La cour d'appel de Paris a rejeté jeudi des recours de la défense et validé le renvoi en correctionnelle de six personnes dans l'affaire du financement de la campagne présidentielle d'Edouard Balladur en 1995, dont son directeur de campagne Nicolas Bazire, a-t-on appris de sources concordantes. Cette affaire, dite de Karachi, porte sur des soupçons de rétrocommissions sur des contrats d'armement qui auraient servi à financer la campagne de l'ancien locataire de Matignon.
Parmi les personnes renvoyées dans ce volet financier de l'affaire de Karachi figurent l'intermédiaire franco-libanais Ziad Takieddine, Nicolas Bazire, aujourd'hui l'un des dirigeants de LVMH, Renaud Donnedieu de Vabres, qui était conseiller du ministre de la Défense François Léotard, et Thierry Gaubert, alors membre du cabinet du ministre du Budget, Nicolas Sarkozy.
327 millions d'euros de commissions indues. Après trois ans d'investigations internationales, les juges d'instruction Renaud Van Ruymbeke et Roger Le Loire ont acquis la conviction que 327 millions d'euros de commissions indues sur les contrats d'armement avaient été versés à un réseau d'intermédiaires qui n'avait pas eu d'utilité dans l'obtention des contrats.
Takieddine au cœur de l'affaire. Selon l'enquête, ce réseau a été imposé à la fin du processus, pour enrichir ses membres et financer la campagne d'Edouard Balladur par des rétrocommissions. Le 20 juin 2013, après avoir longtemps nié, l'homme d'affaires franco-libanais Ziad Takieddine avait fini par concéder aux deux juges d'instruction qu'il avait financé la campagne Balladur pour 6,2 millions de francs (moins d'un million d'euros). Lors de ces aveux révélés par Le Monde, l'intermédiaire avait affirmé avoir été sollicité, en 1993, par Nicolas Bazire - alors directeur du cabinet du premier ministre Balladur et de sa campagne présidentielle - via Thierry Gaubert, ce que les deux hommes contestent.

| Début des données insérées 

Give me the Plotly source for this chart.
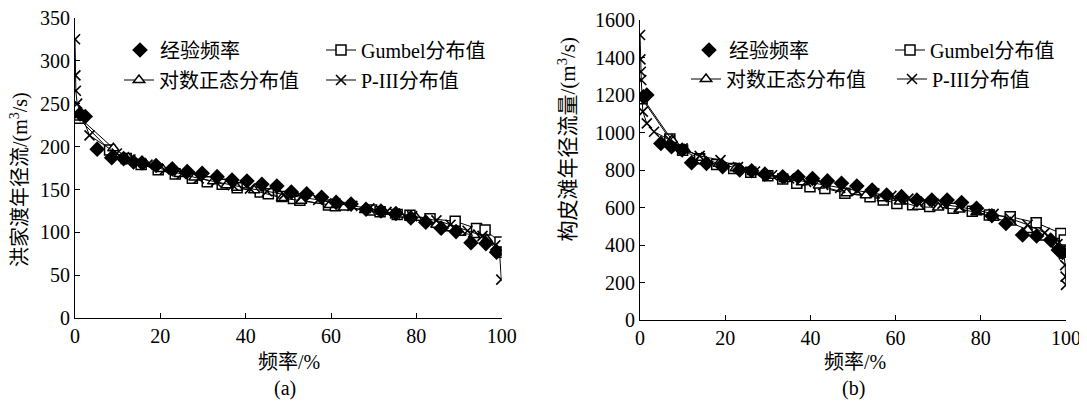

Deux suspects avaient fait appel. En juin 2014, les magistrats avaient renvoyé les six personnes au tribunal. Mais deux d'entre elles, Nicolas Bazire et Dominique Castellan, patron au moment des faits de la branche internationale de la Direction des constructions navales (DCNI), avaient fait appel de ce renvoi. "Nous prenons acte de cette décision. La chambre de l'instruction n'a pas souhaité se plonger dans ce dossier et a préféré échapper à ses responsabilités", s'est agacé l'avocat de Dominique Castellan, Me Alexis Gublin.
Un statut de parties civiles contesté. L'un des recours contestait la recevabilité, dans ce dossier, des familles de victimes de l'attentat de Karachi en tant que parties civiles. "La question de la recevabilité" se posera devant le tribunal correctionnel, a commenté jeudi Me Marie Dosé, avocate de plusieurs d'entre elles. "Les familles des victimes que je représente, qui sont à l'origine de l'ouverture du volet financier, sont bien évidemment ravies de la décision rendue", a quant à lui réagi Me Olivier Morice, un autre avocat des familles. Selon plusieurs sources proches du dossier, l'irrecevabilité des parties civiles a été rejetée par la chambre de l'instruction de la cour d'appel de Paris.
L'attentat de Karachi, une affaire d'Etat ? Le 8 mai 2002, une voiture piégée avait explosé dans la capitale économique du Pakistan tuant 15 personnes, dont onze ouvriers français de la Direction des constructions navales. Ces employés étaient en poste pour assurer la construction de sous-marins vendus par la France à cette république islamique, en 1994. L'une des thèses envisagées - mais non démontrée - dans le volet terroriste de ce dossier est celle d'une affaire d'Etat : l'origine de l'attentat pourrait être l'arrêt du versement des commissions au Pakistan.